**Do this**:
Leave out the pictures and repeat the rest of the material exactly.
--- Data shown ---
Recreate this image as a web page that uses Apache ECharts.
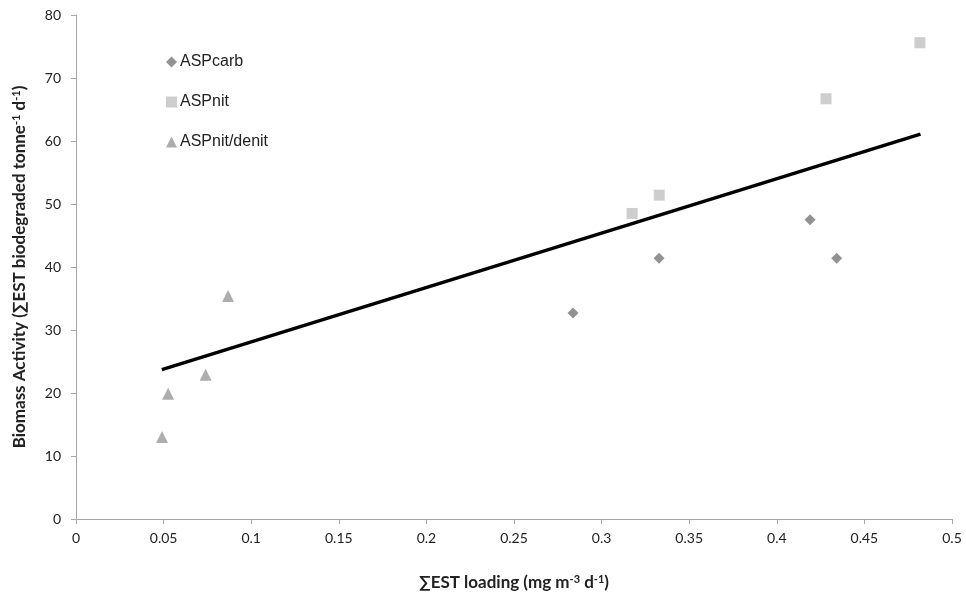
<!DOCTYPE html>
<html><head><meta charset="utf-8">
<script src="https://cdn.jsdelivr.net/npm/echarts@6/dist/echarts.min.js"></script>
<style>html,body{margin:0;padding:0;background:#fff}#c{width:966px;height:594px}</style>
</head><body><div id="c"></div>
<script>
const aspCarb = [[0.2837, 32.7], [0.3328, 41.4], [0.4190, 47.5], [0.4342, 41.4]];
const aspNit = [[0.3174, 48.5], [0.3329, 51.4], [0.4281, 66.7], [0.4817, 75.6]];
const aspNitDenit = [[0.0491, 13.0], [0.0526, 19.9], [0.0740, 22.9], [0.0868, 35.4]];
const trend = [[0.049, 23.7], [0.482, 61.1]];
const seriesNames = ['ASPcarb', 'ASPnit', 'ASPnit/denit'];

const chart = echarts.init(document.getElementById('c'));
const axisFont = 'Lato, "Open Sans", sans-serif';
chart.setOption({
  animation: false,
  grid: {left: 76, right: 14, top: 15, bottom: 75, outerBoundsMode: 'none', containLabel: false},
  legend: {
    data: seriesNames,
    orient: 'vertical', left: 161, top: 49, itemGap: 24,
    itemWidth: 11, itemHeight: 11,
    textStyle: {fontFamily: '"Liberation Sans", Arial, sans-serif', fontSize: 16, color: '#222', padding: [0,0,0,-2]}
  },
  xAxis: {
    type: 'value', min: 0, max: 0.5, interval: 0.05,
    axisLine: {lineStyle: {color: '#a6a6a6'}},
    axisTick: {show: true, length: 5, lineStyle: {color: '#a6a6a6'}},
    splitLine: {show: false},
    axisLabel: {fontFamily: axisFont, fontSize: 14, color: '#222', margin: 12},
    name: '{b|\u2211EST loading (mg m}{s|-3}{b| d}{s|-1}{b|)}',
    nameLocation: 'middle', nameGap: 55,
    nameTextStyle: {rich: {
      b: {fontFamily: axisFont, fontWeight: 'bold', fontSize: 17, color: '#222'},
      s: {fontFamily: axisFont, fontWeight: 'bold', fontSize: 11, color: '#222', verticalAlign: 'top', padding: [0,0,7,0]}
    }}
  },
  yAxis: {
    type: 'value', min: 0, max: 80, interval: 10,
    axisLine: {show: true, lineStyle: {color: '#a6a6a6'}},
    axisTick: {show: true, length: 5, lineStyle: {color: '#a6a6a6'}},
    splitLine: {show: false},
    axisLabel: {fontFamily: axisFont, fontSize: 14, color: '#222', margin: 15},
    name: '{b|Biomass Activity (\u2211EST biodegraded tonne}{s|-1}{b| d}{s|-1}{b|)}',
    nameLocation: 'middle', nameGap: 47,
    nameTextStyle: {rich: {
      b: {fontFamily: axisFont, fontWeight: 'bold', fontSize: 17, color: '#222'},
      s: {fontFamily: axisFont, fontWeight: 'bold', fontSize: 11, color: '#222', verticalAlign: 'top', padding: [0,0,7,0]}
    }}
  },
  series: [
    {name: seriesNames[0], type: 'scatter', data: aspCarb, symbol: 'diamond', symbolSize: 11, itemStyle: {color: '#777777'}},
    {name: seriesNames[1], type: 'scatter', data: aspNit, symbol: 'rect', symbolSize: 11, itemStyle: {color: '#c0c0c0'}},
    {name: seriesNames[2], type: 'scatter', data: aspNitDenit, symbol: 'triangle', symbolSize: 12, itemStyle: {color: '#989898'}},
    {name: 'trend', type: 'line', data: trend, showSymbol: false, symbol: 'none', lineStyle: {color: '#000', width: 3.5}, z: 1}
  ]
});
</script></body></html>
---
**Output below**:
Recreate this image as a web page that uses Apache ECharts.
<!DOCTYPE html>
<html><head><meta charset="utf-8">
<script src="https://cdn.jsdelivr.net/npm/echarts@6/dist/echarts.min.js"></script>
<style>html,body{margin:0;padding:0;background:#fff}#c{width:966px;height:594px}</style>
</head><body><div id="c"></div>
<script>
const aspCarb = [[0.2837, 32.7], [0.3328, 41.4], [0.4190, 47.5], [0.4342, 41.4]];
const aspNit = [[0.3174, 48.5], [0.3329, 51.4], [0.4281, 66.7], [0.4817, 75.6]];
const aspNitDenit = [[0.0491, 13.0], [0.0526, 19.9], [0.0740, 22.9], [0.0868, 35.4]];
const trend = [[0.049, 23.7], [0.482, 61.1]];
const seriesNames = ['ASPcarb', 'ASPnit', 'ASPnit/denit'];

const chart = echarts.init(document.getElementById('c'));
const axisFont = 'Lato, "Open Sans", sans-serif';
chart.setOption({
  animation: false,
  grid: {left: 76, right: 14, top: 15, bottom: 75, outerBoundsMode: 'none', containLabel: false},
  legend: {
    data: seriesNames,
    orient: 'vertical', left: 161, top: 49, itemGap: 24,
    itemWidth: 11, itemHeight: 11,
    textStyle: {fontFamily: '"Liberation Sans", Arial, sans-serif', fontSize: 16, color: '#222', padding: [0,0,0,-2]}
  },
  xAxis: {
    type: 'value', min: 0, max: 0.5, interval: 0.05,
    axisLine: {lineStyle: {color: '#a6a6a6'}},
    axisTick: {show: true, length: 5, lineStyle: {color: '#a6a6a6'}},
    splitLine: {show: false},
    axisLabel: {fontFamily: axisFont, fontSize: 14, color: '#222', margin: 12},
    name: '{b|\u2211EST loading (mg m}{s|-3}{b| d}{s|-1}{b|)}',
    nameLocation: 'middle', nameGap: 55,
    nameTextStyle: {rich: {
      b: {fontFamily: axisFont, fontWeight: 'bold', fontSize: 17, color: '#222'},
      s: {fontFamily: axisFont, fontWeight: 'bold', fontSize: 11, color: '#222', verticalAlign: 'top', padding: [0,0,7,0]}
    }}
  },
  yAxis: {
    type: 'value', min: 0, max: 80, interval: 10,
    axisLine: {show: true, lineStyle: {color: '#a6a6a6'}},
    axisTick: {show: true, length: 5, lineStyle: {color: '#a6a6a6'}},
    splitLine: {show: false},
    axisLabel: {fontFamily: axisFont, fontSize: 14, color: '#222', margin: 15},
    name: '{b|Biomass Activity (\u2211EST biodegraded tonne}{s|-1}{b| d}{s|-1}{b|)}',
    nameLocation: 'middle', nameGap: 47,
    nameTextStyle: {rich: {
      b: {fontFamily: axisFont, fontWeight: 'bold', fontSize: 17, color: '#222'},
      s: {fontFamily: axisFont, fontWeight: 'bold', fontSize: 11, color: '#222', verticalAlign: 'top', padding: [0,0,7,0]}
    }}
  },
  series: [
    {name: seriesNames[0], type: 'scatter', data: aspCarb, symbol: 'diamond', symbolSize: 11, itemStyle: {color: '#777777'}},
    {name: seriesNames[1], type: 'scatter', data: aspNit, symbol: 'rect', symbolSize: 11, itemStyle: {color: '#c0c0c0'}},
    {name: seriesNames[2], type: 'scatter', data: aspNitDenit, symbol: 'triangle', symbolSize: 12, itemStyle: {color: '#989898'}},
    {name: 'trend', type: 'line', data: trend, showSymbol: false, symbol: 'none', lineStyle: {color: '#000', width: 3.5}, z: 1}
  ]
});
</script></body></html>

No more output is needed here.